Beirut- Humanitarian state-of-affairs in Aleppo, Syria has deteriorated within the last week reaching an unprecedented low. Accompanied by escalating violence and combat, tens of thousands of civilians were left uprooted and on the run in the past 48 hours. Atop all that, 200 thousand fighters have been reported dead last week alone.
Fierce clashes throughout the northern rural areas of Aleppo are getting hold of refugee camps which are spread along borderlines with Turkey, thus pushing the refugees inside Turkish borders where they will be faced by force and coercion by the Ankara police as to push them back into Syrian hostile grounds, a horrific fate of being caught between the worst of two evils.
The Human Rights Watch announced that over 30 thousand people have been put on the move in the last 48 hours. The Watch’s announcement pointed out that ISIS registered advancement on April 13th and 14th forced over half of the refugees in camps located east of Azaz city to escape and head for other safer camps. The number of refugees who were forced to flee is estimated to be over 60 thousand people.

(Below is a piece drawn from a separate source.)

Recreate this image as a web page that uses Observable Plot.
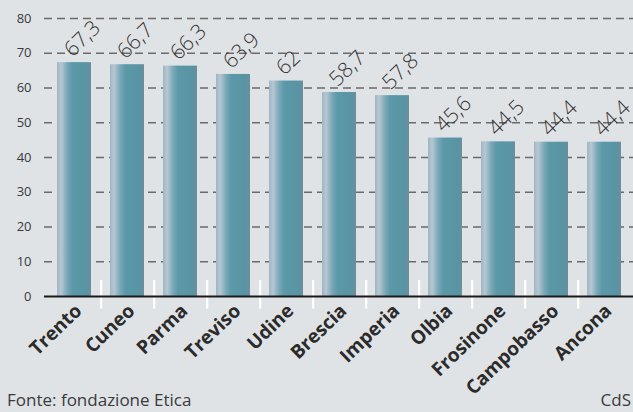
<!DOCTYPE html>
<html>
<head>
<meta charset="utf-8">
<script src="https://cdn.jsdelivr.net/npm/d3@7"></script>
<script src="https://cdn.jsdelivr.net/npm/@observablehq/plot@0.6"></script>
<style>
  html, body { margin: 0; padding: 0; background: #e0e3e6; }
  #wrap { width: 633px; height: 412px; position: relative; overflow: hidden; background: #e0e3e6; font-family: "Open Sans", sans-serif; }
  #foot { position: absolute; left: 0; right: 0; top: 388px; height: 24px; color: #3a3a3a; font-size: 17px; line-height: 23px; }
  #foot .l { position: absolute; left: 7px; top: 0; }
  #foot .r { position: absolute; right: 2px; top: 0; }
</style>
</head>
<body>
<div id="wrap"><div id="chart"></div><div id="foot"><span class="l">Fonte: fondazione Etica</span><span class="r">CdS</span></div></div>
<script>
const cities = ["Trento", "Cuneo", "Parma", "Treviso", "Udine", "Brescia", "Imperia", "Olbia", "Frosinone", "Campobasso", "Ancona"];
const values = [67.3, 66.7, 66.3, 63.9, 62, 58.7, 57.8, 45.6, 44.5, 44.4, 44.4];
const valueLabels = ["67,3", "66,7", "66,3", "63,9", "62", "58,7", "57,8", "45,6", "44,5", "44,4", "44,4"];
const yTicks = [0, 10, 20, 30, 40, 50, 60, 70, 80];

const data = cities.map((c, i) => ({city: c, value: values[i], label: valueLabels[i]}));
const step = 589 / (11 - 0.36 + 0.4);

const chart = Plot.plot({
  width: 633,
  height: 412,
  marginLeft: 44,
  marginRight: 0,
  marginTop: 18,
  marginBottom: 116,
  style: {background: "transparent", fontFamily: "Open Sans, sans-serif", overflow: "visible"},
  x: {domain: cities, paddingInner: 0.36, paddingOuter: 0.2, axis: null},
  y: {domain: [0, 80], axis: null},
  marks: [
    Plot.ruleY(yTicks.filter(d => d > 0), {stroke: "#6a6a6a", strokeWidth: 1.3, strokeDasharray: "8,5"}),
    Plot.text(yTicks, {y: d => d, text: d => String(d), frameAnchor: "left", dx: -13, textAnchor: "end", fill: "#3a3a3a", fontSize: 13}),
    Plot.barY(data, {x: "city", y: "value", fill: "url(#barGrad)"}),
    Plot.ruleX(cities.slice(0, -1), {x: d => d, dx: step / 2, y1: -3.6, y2: 4.6, stroke: "#ffffff", strokeWidth: 2.2}),
    Plot.ruleY([0], {stroke: "#1a1a1a", strokeWidth: 2}),
    Plot.text(data, {x: "city", y: "value", text: "label", rotate: -44, textAnchor: "start", lineAnchor: "bottom", dx: -2, dy: -5, fontSize: 21, fill: "#333", fontWeight: 300}),
    Plot.text(data, {x: "city", y: 0, text: "city", rotate: -44, textAnchor: "end", lineAnchor: "top", dx: -1, dy: 6, fontSize: 19, fontWeight: 700, fill: "#2b2b2b"})
  ]
});

const svg = d3.select(chart);
const defs = svg.insert("defs", ":first-child");
const g = defs.append("linearGradient").attr("id", "barGrad").attr("x1", "0").attr("x2", "1").attr("y1", "0").attr("y2", "0");
[["0%", "#9fb5c3"], ["12%", "#b6c7d2"], ["30%", "#79a8b7"], ["45%", "#5b98a8"], ["85%", "#5894a4"], ["100%", "#6b8f9c"]]
  .forEach(([o, c]) => g.append("stop").attr("offset", o).attr("stop-color", c));

document.getElementById("chart").appendChild(chart);
</script>
</body>
</html>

Nadim Houry, Human Rights Watch’s deputy director of its Middle East and North Africa division, told Asharq Al-Awsat newspaper that the only valid solution in the meantime is to relief the tens of thousands of refugees stuck on the Syrian north borders and open up Turkish borders, taking into consideration the current circumstances occurring over the past month which prove that the Syrian border zone is not safe and that all armed parties are sparing no effort when trying to take control over it.
Houri added that ISIS, over the last few hours, had taken control over two other camps located among Aleppo’s northern camps and that the clashes ripping through the governorate proves that civilians are hanging on top of a boiling cauldron and are in need of immediate relief.
He carried on saying that thirty thousand cases have moved towards Azaz in the last 48 hours, only to join another 70 thousand suffering refugees who originally were settled there. However, Houri explained that the camps are not safe havens either, and do not meet the bare necessities for survival.